Thanks to a good monsoon, better agricultural performance is expected in the current financial year. But we have seen production gradually declining — between 1999/2000 and 2004/05 rice production fell from 90mt to 87.8 mt; wheat from 76 mt to 73 mt; and cereals from 196.4 mt to 192.7 mt. It appears that realization is growing in favour of agriculture. But moving towards corporate agriculture may prove disastrous as alienation of small and marginal farmers from the growth process will bring devastating adverse results for their liveli-hood and employment and crises in agriculture may deepen further. Mindless market led diversification for value added production without proper regulation at the cost of food insecurity will lead to the question of food sovereignty, which needs to be addressed carefully (massive imports of wheat have already begun). Money-lenders still rule the credit market and nothing has been proposed in this budget to curb their exploitative usury practices. Revamping of the agricultural credit market and ensured wider coverage of institutional credit support, together with debt relief (NPAs written off by banks to big business goes into thousands of crores but they are not prepared to spare a paisa from the farmer) is the foremost need of the hour to rescue farmers from the debt trap leading to suicides. In addition most of the cotton growers have been the victims of crop failure because of failure of seeds and pesticides. However, MNCs have been left scot-free and nothing has been mentioned on this count. Small Scale Industries have difficult days ahead added with further de-reservation of 180 items. This sector has been pushed to compete with the big manufacturing sectors. Introduction of FDI in the retailing sector has already been in place. Small micro enterprises will have to compete with both big domestic and foreign capital retailers. A large number will get wiped out. It has definite implications on the employment front also. It is unfortunate that concession on import duties to big industries and foreign capital will leave no room for survival of the SMEs in the market. Even the rail budget with comfortable finances does not stop to give concessions to the rich and for private sector participation.
The Employment situation has been extremely disappointing. Even in the organized public and private sectors it has declined significantly. Total employment was to the tune of 282.45 lakh person in 1997-98 which has declined to 270 lakh persons in 2003-04. Altogether loss of employment was 12.45 lakh persons during 1997-98 to 2003-04. Much more would have been added in the last two years but there is no further estimate provided for the said years in the Economic Survey brought out by the Government of India. In the public sector alone job loss during 1997-8 to 2003-04 was about 10 lakh persons. There is no significant move for employment generation in the rural areas other than the much touted employment generation through the NREGS. Rural unemployment is supposed to be addressed through NREGS that too for 100 days only through consolidation of the schemes of the government already in existence. But the number of districts has not been increased. Implementation is another dimension, which never takes place. The fate of this scheme is bound to meet the same destination as was with other poverty alleviation programmes full of leakages to lumpen/political/elite elements of society.
The reduction in custom and other duties since 1991 has been making the state exchequer poorer in subsequent years and yet they talk of reducing the fiscal deficit.
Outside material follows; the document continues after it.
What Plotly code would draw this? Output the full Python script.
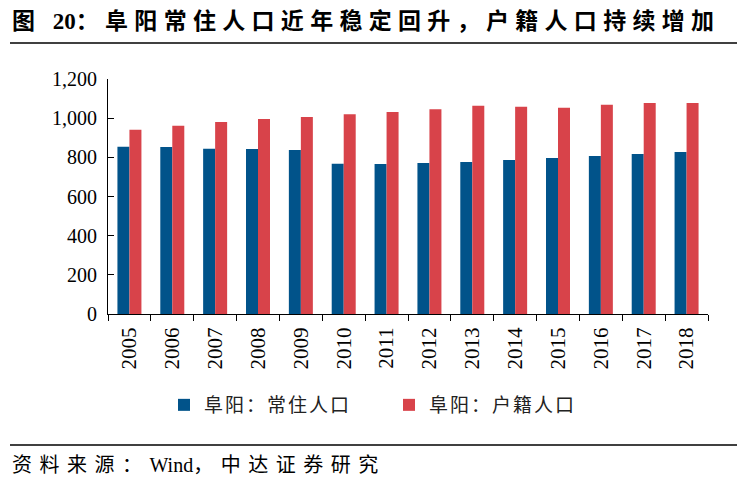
import plotly.graph_objects as go

years = ["2005", "2006", "2007", "2008", "2009", "2010", "2011",
         "2012", "2013", "2014", "2015", "2016", "2017", "2018"]
resident = [854, 853, 844, 843, 837, 767, 766, 771, 776, 786, 797, 807, 817, 827]
registered = [941, 961, 981, 996, 1006, 1020, 1032, 1046, 1063, 1058, 1053, 1068, 1078, 1078]

name_res = "阜阳：常住人口"
name_reg = "阜阳：户籍人口"
title_a = "图 "
title_b = "20"
title_c = "：阜阳常住人口近年稳定回升，户籍人口持续增加"
source_a = "资料来源："
source_b = "Wind"
source_c = "，中达证券研究"

BLUE = "#01538A"
RED = "#D8434A"
SERIF = "Liberation Serif, Noto Sans CJK SC"


def spaced(s, px_):
    return '<span style="letter-spacing:%gpx">%s</span>' % (px_, s)


fig = go.Figure()
fig.add_bar(x=years, y=resident, name=spaced(name_res, 2), marker_color=BLUE, marker_line_width=0)
fig.add_bar(x=years, y=registered, name=spaced(name_reg, 2), marker_color=RED, marker_line_width=0)

# page has an 8px body margin; work in page pixels and convert
OFF = 8
W, H = 747 - OFF, 489 - OFF
PL, PR, PT, PB = 108, 708, 79, 314  # plot area in page pixels
L, T = PL - OFF, PT - OFF
pw, ph = PR - PL, PB - PT
R, B = W - L - pw, H - T - ph


def px(x):
    return (x - PL) / pw


def py(y):
    return (PB - y) / ph


fig.update_layout(
    width=W, height=H,
    margin=dict(l=L, r=R, t=T, b=B, autoexpand=False),
    paper_bgcolor="white", plot_bgcolor="white",
    barmode="group", bargap=0.44, bargroupgap=0,
    font=dict(family=SERIF, color="black", size=18),
    showlegend=True,
    legend=dict(orientation="h", x=px(164), xanchor="left", y=py(405), yanchor="middle",
                font=dict(size=19, family="Noto Sans CJK SC", color="#222"),
                itemwidth=30, traceorder="normal", entrywidth=180),
    xaxis=dict(type="category", tickangle=-90, showline=True, linecolor="black", linewidth=1,
               ticks="outside", ticklen=6, tickcolor="black", tickson="boundaries",
               tickfont=dict(size=21, family=SERIF), showgrid=False, ticklabelstandoff=4),
    yaxis=dict(range=[0, 1200], dtick=200, tickformat=",", showline=True, linecolor="black",
               linewidth=1, ticks="inside", ticklen=6, tickcolor="black", showgrid=False,
               zeroline=False, tickfont=dict(size=20, family=SERIF), ticklabelstandoff=6),
    shapes=[
        dict(type="line", xref="paper", yref="paper", x0=px(10), x1=px(737), y0=py(43), y1=py(43),
             line=dict(color="black", width=1.5)),
        dict(type="line", xref="paper", yref="paper", x0=px(10), x1=px(737), y0=py(445), y1=py(445),
             line=dict(color="black", width=1.5)),
    ],
    annotations=[
        dict(text="<b>" + spaced(title_a, 6) + title_b + spaced(title_c, 6.3) + "</b>",
             xref="paper", yref="paper",
             x=px(10), y=py(22), xanchor="left", yanchor="middle", showarrow=False,
             font=dict(size=23, family="Liberation Serif, Noto Sans CJK SC", color="black")),
        dict(text=spaced(source_a, 7.5) + source_b + spaced(source_c, 7.5), xref="paper", yref="paper",
             x=px(10), y=py(465), xanchor="left", yanchor="middle", showarrow=False,
             font=dict(size=20, family="Liberation Serif, Noto Sans CJK SC", color="black")),
    ],
)

fig.write_html("out.html")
The Fiscal Responsibility and Budgetary Management Act and Twelfth Finance Commission’s recommendations for increasing tax-GDP ratio, lowering fiscal and revenue deficits and the debt GDP ratio and the Rangrajan Committee’s recommen-dations for squeezing out subsidies on petroleum, etc. are all aimed to widen the tax net to meet World Bank stipulations on the fiscal deficit. In essence it means giving benefits to the rich (and not taxing them additionally) while extracting the bulk of the increased tax revenue from the poor and middle classes. Although the annual average gross primary deficit has been reduced from 5 per cent to 2.65 per cent, average revenue deficit has escalated from 1.88 per cent in the 1980s to 4.9 per cent in between 1991-92 to 2004-05. It suggests that there is a substantial flow out in the form of debt servicing. Because of the spiraling government debt the interest payments in this financial year is expected to be to the tune of Rs.1.34 lakh crore. This implies that if India can avoid such a wasteful flow of funds it could be used for constructing more than one crore houses costing one lakh each for the homeless or thousands of school can be built to address the issues of human resource development.
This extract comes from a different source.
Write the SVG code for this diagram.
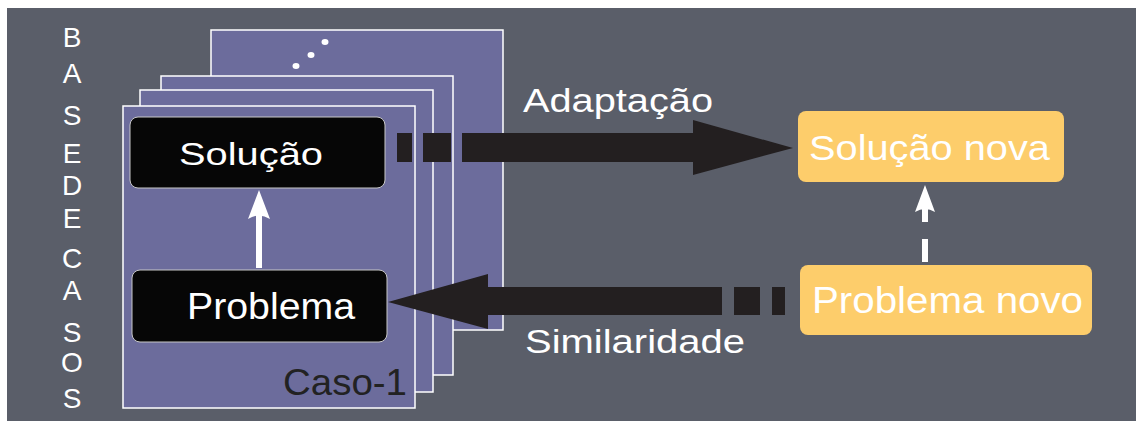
<svg xmlns="http://www.w3.org/2000/svg" width="1136" height="422" viewBox="0 0 1136 422">
<style>
.card{fill:#6c6c9c;stroke:#ffffff;stroke-width:1.5}
.blk{fill:#060606;stroke:#c8c8c8;stroke-width:1}
.yel{fill:#fdcd6b}
.t{font-family:"Liberation Sans",Arial,sans-serif;fill:#ffffff}
.ltr{font-family:"Liberation Sans",Arial,sans-serif;fill:#ffffff;font-size:28px;text-anchor:middle}
.dk{fill:#231f20}
.wh{fill:#ffffff}
</style>
<rect x="0" y="0" width="1136" height="422" fill="#ffffff"/>
<rect x="7" y="8" width="1129" height="413" fill="#5a5e69"/>
<g id="letters">
<text class="ltr" x="72" y="47">B</text>
<text class="ltr" x="72" y="83">A</text>
<text class="ltr" x="72" y="125">S</text>
<text class="ltr" x="72" y="163">E</text>
<text class="ltr" x="72" y="195">D</text>
<text class="ltr" x="72" y="228">E</text>
<text class="ltr" x="72" y="268">C</text>
<text class="ltr" x="72" y="300">A</text>
<text class="ltr" x="72" y="342">S</text>
<text class="ltr" x="72" y="372">O</text>
<text class="ltr" x="72" y="408">S</text>
</g>
<g id="cards">
<rect class="card" x="211" y="30" width="292" height="300"/>
<ellipse class="wh" cx="325" cy="42" rx="3.5" ry="3"/>
<ellipse class="wh" cx="311" cy="55" rx="3.5" ry="3"/>
<ellipse class="wh" cx="296" cy="66" rx="3.5" ry="3"/>
<rect class="card" x="161" y="76" width="292" height="299"/>
<rect class="card" x="140" y="90" width="293" height="302"/>
<rect class="card" x="123" y="106" width="292" height="302"/>
<text x="283" y="395" font-family="Liberation Sans, Arial, sans-serif" font-size="36" fill="#222222" textLength="124" lengthAdjust="spacingAndGlyphs">Caso-1</text>
</g>
<g id="solucao">
<rect class="blk" x="130" y="117" width="255" height="71" rx="8"/>
<text class="t" x="179" y="165" font-size="32" textLength="144" lengthAdjust="spacingAndGlyphs">Solução</text>
</g>
<g id="problema">
<rect class="blk" x="132" y="270" width="255" height="72" rx="8"/>
<text class="t" x="187" y="319" font-size="36" textLength="168" lengthAdjust="spacingAndGlyphs">Problema</text>
</g>
<g id="solucao-nova">
<rect class="yel" x="798" y="111" width="266" height="71" rx="8"/>
<text class="t" x="809" y="160" font-size="35" textLength="241" lengthAdjust="spacingAndGlyphs">Solução nova</text>
</g>
<g id="problema-novo">
<rect class="yel" x="800" y="265" width="292" height="70" rx="8"/>
<text class="t" x="812" y="313" font-size="36" textLength="271" lengthAdjust="spacingAndGlyphs">Problema novo</text>
</g>
<g id="connectors">
<rect class="wh" x="256" y="212" width="6" height="56"/>
<path class="wh" d="M259,190 L270,219 Q259,212 248,219 Z"/>
<rect class="dk" x="397" y="133" width="15" height="29"/>
<rect class="dk" x="423" y="133" width="28" height="29"/>
<rect class="dk" x="462" y="133" width="232" height="29"/>
<polygon class="dk" points="693,120 793,148 693,175"/>
<rect class="dk" x="772" y="287" width="13" height="28"/>
<rect class="dk" x="734" y="287" width="26" height="28"/>
<rect class="dk" x="487" y="287" width="235" height="28"/>
<polygon class="dk" points="488,274 388,302 488,329"/>
<rect class="wh" x="922" y="239" width="6" height="23"/>
<rect class="wh" x="922" y="206" width="6" height="16"/>
<path class="wh" d="M925,185 L935,212 Q925,206 915,212 Z"/>
<text class="t" x="523" y="112" font-size="34" textLength="190" lengthAdjust="spacingAndGlyphs">Adaptação</text>
<text class="t" x="525" y="353" font-size="33" textLength="220" lengthAdjust="spacingAndGlyphs">Similaridade</text>
</g>
</svg>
The Human Development Report 2006 suggests that growth of the Indian economy does not correspond to improve-ment in the Human Development Index. It implies that growth does not address problems of literacy, health and income generation. This explains the contradictory existence of growth and inequality in India. Moreover, mere allocation of funds does not translate into implementation. This year’s Economic Survey shows to what a limited extent social welfare fund have actually been used in the last year.
In a just and equitable system the poor will not be taxed while the rest will face a graded tax system with the wealthy being taxed the most. What exists is exactly the opposite. In addition, the budgets since 1990s that government has been aggressively in the interests of finance capital and the rich (See Box), which is necessarily antagonistic to the interests of the poor. Unless growth is reoriented towards distributive and social justice, achieving the goal of poverty eradication will remain an academic exercise on paper. Poverty eradication needs sustainable development efforts in the interest of the direct producers in the primary, secondary and tertiary sectors, particularly the primary sector. Direct producers need to be ensured control over the means of production, exchange, distribution and consumptions. Undoubtedly the present ruling comprador/feudal classes will not allow this reorientation. This is an uphill task organising a pro poor radical revolutionary movement against the state through militant mobilization of masses in the interest of the poor people of the country.